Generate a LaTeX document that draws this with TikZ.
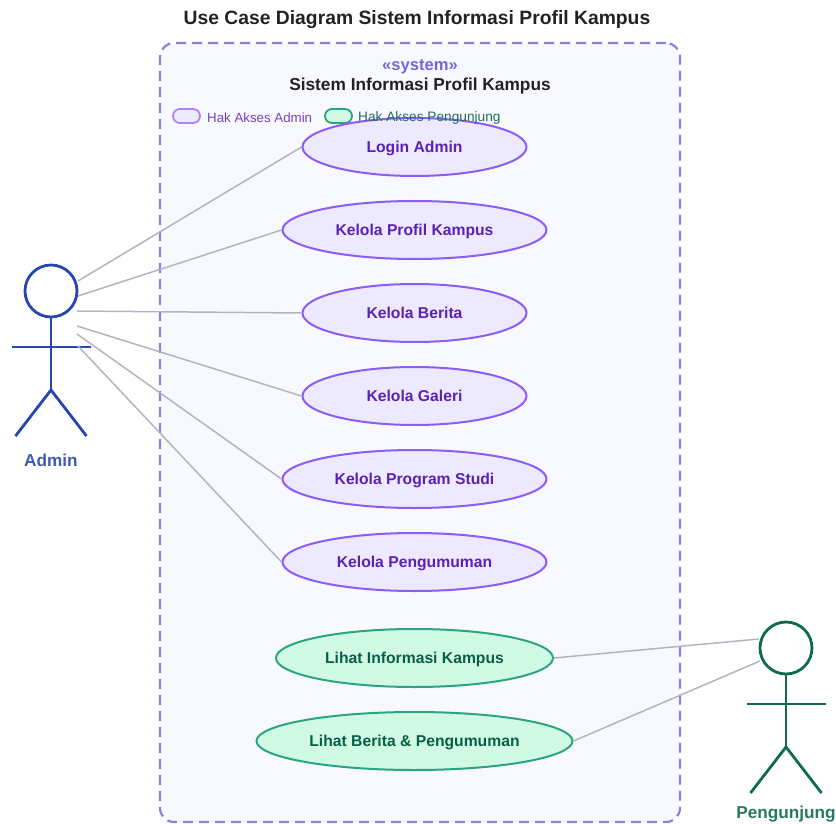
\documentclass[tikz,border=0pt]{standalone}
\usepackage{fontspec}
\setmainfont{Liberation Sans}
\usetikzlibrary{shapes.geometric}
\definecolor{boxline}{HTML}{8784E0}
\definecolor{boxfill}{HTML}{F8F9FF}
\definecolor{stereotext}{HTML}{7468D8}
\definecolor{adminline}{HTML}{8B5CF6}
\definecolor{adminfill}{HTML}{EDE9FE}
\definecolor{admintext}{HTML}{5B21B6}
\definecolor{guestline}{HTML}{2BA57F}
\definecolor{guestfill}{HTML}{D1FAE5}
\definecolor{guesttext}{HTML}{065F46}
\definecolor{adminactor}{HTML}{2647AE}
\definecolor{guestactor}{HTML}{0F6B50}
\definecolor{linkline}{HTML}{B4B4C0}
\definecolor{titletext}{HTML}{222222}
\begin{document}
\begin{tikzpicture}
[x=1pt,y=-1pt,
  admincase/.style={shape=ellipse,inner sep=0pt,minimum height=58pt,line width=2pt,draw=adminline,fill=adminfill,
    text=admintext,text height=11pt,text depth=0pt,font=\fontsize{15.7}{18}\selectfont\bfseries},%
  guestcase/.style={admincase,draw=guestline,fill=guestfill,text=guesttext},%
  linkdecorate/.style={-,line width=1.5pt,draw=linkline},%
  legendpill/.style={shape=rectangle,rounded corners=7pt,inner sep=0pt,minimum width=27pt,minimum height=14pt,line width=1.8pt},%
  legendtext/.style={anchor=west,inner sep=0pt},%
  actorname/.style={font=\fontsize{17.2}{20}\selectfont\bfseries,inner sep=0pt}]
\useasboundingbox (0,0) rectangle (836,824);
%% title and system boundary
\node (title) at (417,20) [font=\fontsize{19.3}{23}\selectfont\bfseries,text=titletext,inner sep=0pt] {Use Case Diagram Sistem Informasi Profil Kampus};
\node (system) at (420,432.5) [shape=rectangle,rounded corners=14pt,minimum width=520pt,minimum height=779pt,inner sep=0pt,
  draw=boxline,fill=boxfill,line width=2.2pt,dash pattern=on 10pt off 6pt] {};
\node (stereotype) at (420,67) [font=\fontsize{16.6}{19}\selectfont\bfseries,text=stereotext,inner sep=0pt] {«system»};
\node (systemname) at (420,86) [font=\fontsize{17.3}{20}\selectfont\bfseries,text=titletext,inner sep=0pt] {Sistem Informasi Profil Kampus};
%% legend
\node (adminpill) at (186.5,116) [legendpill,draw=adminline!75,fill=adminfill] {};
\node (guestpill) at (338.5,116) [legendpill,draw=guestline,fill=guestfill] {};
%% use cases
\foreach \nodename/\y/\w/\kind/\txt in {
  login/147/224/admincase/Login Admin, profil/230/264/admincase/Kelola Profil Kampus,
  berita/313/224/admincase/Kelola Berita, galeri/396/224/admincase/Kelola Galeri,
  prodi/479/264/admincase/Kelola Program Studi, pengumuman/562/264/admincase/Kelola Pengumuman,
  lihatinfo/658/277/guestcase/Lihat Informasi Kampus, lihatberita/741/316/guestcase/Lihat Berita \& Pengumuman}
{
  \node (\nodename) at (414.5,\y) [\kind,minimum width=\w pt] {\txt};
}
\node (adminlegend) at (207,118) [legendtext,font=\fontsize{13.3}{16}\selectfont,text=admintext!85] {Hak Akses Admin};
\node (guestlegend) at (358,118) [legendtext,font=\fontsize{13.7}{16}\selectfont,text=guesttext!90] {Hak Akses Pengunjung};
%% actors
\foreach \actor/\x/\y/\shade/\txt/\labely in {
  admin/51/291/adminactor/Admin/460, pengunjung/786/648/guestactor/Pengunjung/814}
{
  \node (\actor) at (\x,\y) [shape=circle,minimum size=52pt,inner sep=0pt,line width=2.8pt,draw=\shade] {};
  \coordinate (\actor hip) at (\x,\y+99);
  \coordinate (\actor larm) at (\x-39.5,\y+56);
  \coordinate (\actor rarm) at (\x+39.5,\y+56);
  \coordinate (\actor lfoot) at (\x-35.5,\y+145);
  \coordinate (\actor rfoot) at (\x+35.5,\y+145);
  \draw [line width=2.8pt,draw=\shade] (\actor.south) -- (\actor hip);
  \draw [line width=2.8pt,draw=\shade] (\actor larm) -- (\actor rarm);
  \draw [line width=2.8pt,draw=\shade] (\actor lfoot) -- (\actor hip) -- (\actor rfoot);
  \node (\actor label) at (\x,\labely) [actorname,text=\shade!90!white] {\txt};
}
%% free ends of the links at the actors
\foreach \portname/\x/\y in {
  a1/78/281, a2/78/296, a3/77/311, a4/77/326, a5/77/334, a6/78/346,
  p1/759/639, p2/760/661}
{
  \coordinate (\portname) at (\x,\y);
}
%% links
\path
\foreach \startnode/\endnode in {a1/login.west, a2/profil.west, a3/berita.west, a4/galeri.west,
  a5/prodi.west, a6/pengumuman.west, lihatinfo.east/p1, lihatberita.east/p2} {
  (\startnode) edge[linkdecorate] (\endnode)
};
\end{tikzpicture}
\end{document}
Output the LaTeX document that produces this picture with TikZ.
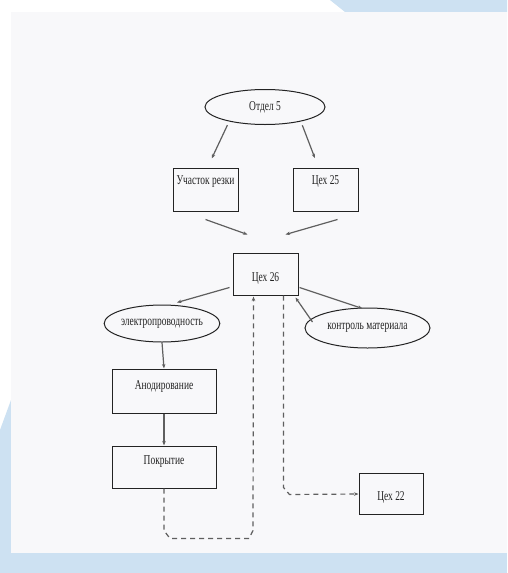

- PROBLEM TO SOLVE: The pictures should not be reproduced; quote all of the other material exactly.

- TASK OUTPUT:
Generate a LaTeX document that draws this with TikZ.
\documentclass[tikz,border=0pt]{standalone}
\usepackage{fontspec}
\setmainfont{Liberation Sans}
\usetikzlibrary{shapes.geometric}
\definecolor{boxline}{HTML}{8784E0}
\definecolor{boxfill}{HTML}{F8F9FF}
\definecolor{stereotext}{HTML}{7468D8}
\definecolor{adminline}{HTML}{8B5CF6}
\definecolor{adminfill}{HTML}{EDE9FE}
\definecolor{admintext}{HTML}{5B21B6}
\definecolor{guestline}{HTML}{2BA57F}
\definecolor{guestfill}{HTML}{D1FAE5}
\definecolor{guesttext}{HTML}{065F46}
\definecolor{adminactor}{HTML}{2647AE}
\definecolor{guestactor}{HTML}{0F6B50}
\definecolor{linkline}{HTML}{B4B4C0}
\definecolor{titletext}{HTML}{222222}
\begin{document}
\begin{tikzpicture}
[x=1pt,y=-1pt,
  admincase/.style={shape=ellipse,inner sep=0pt,minimum height=58pt,line width=2pt,draw=adminline,fill=adminfill,
    text=admintext,text height=11pt,text depth=0pt,font=\fontsize{15.7}{18}\selectfont\bfseries},%
  guestcase/.style={admincase,draw=guestline,fill=guestfill,text=guesttext},%
  linkdecorate/.style={-,line width=1.5pt,draw=linkline},%
  legendpill/.style={shape=rectangle,rounded corners=7pt,inner sep=0pt,minimum width=27pt,minimum height=14pt,line width=1.8pt},%
  legendtext/.style={anchor=west,inner sep=0pt},%
  actorname/.style={font=\fontsize{17.2}{20}\selectfont\bfseries,inner sep=0pt}]
\useasboundingbox (0,0) rectangle (836,824);
%% title and system boundary
\node (title) at (417,20) [font=\fontsize{19.3}{23}\selectfont\bfseries,text=titletext,inner sep=0pt] {Use Case Diagram Sistem Informasi Profil Kampus};
\node (system) at (420,432.5) [shape=rectangle,rounded corners=14pt,minimum width=520pt,minimum height=779pt,inner sep=0pt,
  draw=boxline,fill=boxfill,line width=2.2pt,dash pattern=on 10pt off 6pt] {};
\node (stereotype) at (420,67) [font=\fontsize{16.6}{19}\selectfont\bfseries,text=stereotext,inner sep=0pt] {«system»};
\node (systemname) at (420,86) [font=\fontsize{17.3}{20}\selectfont\bfseries,text=titletext,inner sep=0pt] {Sistem Informasi Profil Kampus};
%% legend
\node (adminpill) at (186.5,116) [legendpill,draw=adminline!75,fill=adminfill] {};
\node (guestpill) at (338.5,116) [legendpill,draw=guestline,fill=guestfill] {};
%% use cases
\foreach \nodename/\y/\w/\kind/\txt in {
  login/147/224/admincase/Login Admin, profil/230/264/admincase/Kelola Profil Kampus,
  berita/313/224/admincase/Kelola Berita, galeri/396/224/admincase/Kelola Galeri,
  prodi/479/264/admincase/Kelola Program Studi, pengumuman/562/264/admincase/Kelola Pengumuman,
  lihatinfo/658/277/guestcase/Lihat Informasi Kampus, lihatberita/741/316/guestcase/Lihat Berita \& Pengumuman}
{
  \node (\nodename) at (414.5,\y) [\kind,minimum width=\w pt] {\txt};
}
\node (adminlegend) at (207,118) [legendtext,font=\fontsize{13.3}{16}\selectfont,text=admintext!85] {Hak Akses Admin};
\node (guestlegend) at (358,118) [legendtext,font=\fontsize{13.7}{16}\selectfont,text=guesttext!90] {Hak Akses Pengunjung};
%% actors
\foreach \actor/\x/\y/\shade/\txt/\labely in {
  admin/51/291/adminactor/Admin/460, pengunjung/786/648/guestactor/Pengunjung/814}
{
  \node (\actor) at (\x,\y) [shape=circle,minimum size=52pt,inner sep=0pt,line width=2.8pt,draw=\shade] {};
  \coordinate (\actor hip) at (\x,\y+99);
  \coordinate (\actor larm) at (\x-39.5,\y+56);
  \coordinate (\actor rarm) at (\x+39.5,\y+56);
  \coordinate (\actor lfoot) at (\x-35.5,\y+145);
  \coordinate (\actor rfoot) at (\x+35.5,\y+145);
  \draw [line width=2.8pt,draw=\shade] (\actor.south) -- (\actor hip);
  \draw [line width=2.8pt,draw=\shade] (\actor larm) -- (\actor rarm);
  \draw [line width=2.8pt,draw=\shade] (\actor lfoot) -- (\actor hip) -- (\actor rfoot);
  \node (\actor label) at (\x,\labely) [actorname,text=\shade!90!white] {\txt};
}
%% free ends of the links at the actors
\foreach \portname/\x/\y in {
  a1/78/281, a2/78/296, a3/77/311, a4/77/326, a5/77/334, a6/78/346,
  p1/759/639, p2/760/661}
{
  \coordinate (\portname) at (\x,\y);
}
%% links
\path
\foreach \startnode/\endnode in {a1/login.west, a2/profil.west, a3/berita.west, a4/galeri.west,
  a5/prodi.west, a6/pengumuman.west, lihatinfo.east/p1, lihatberita.east/p2} {
  (\startnode) edge[linkdecorate] (\endnode)
};
\end{tikzpicture}
\end{document}
Output the LaTeX document that produces this picture with TikZ.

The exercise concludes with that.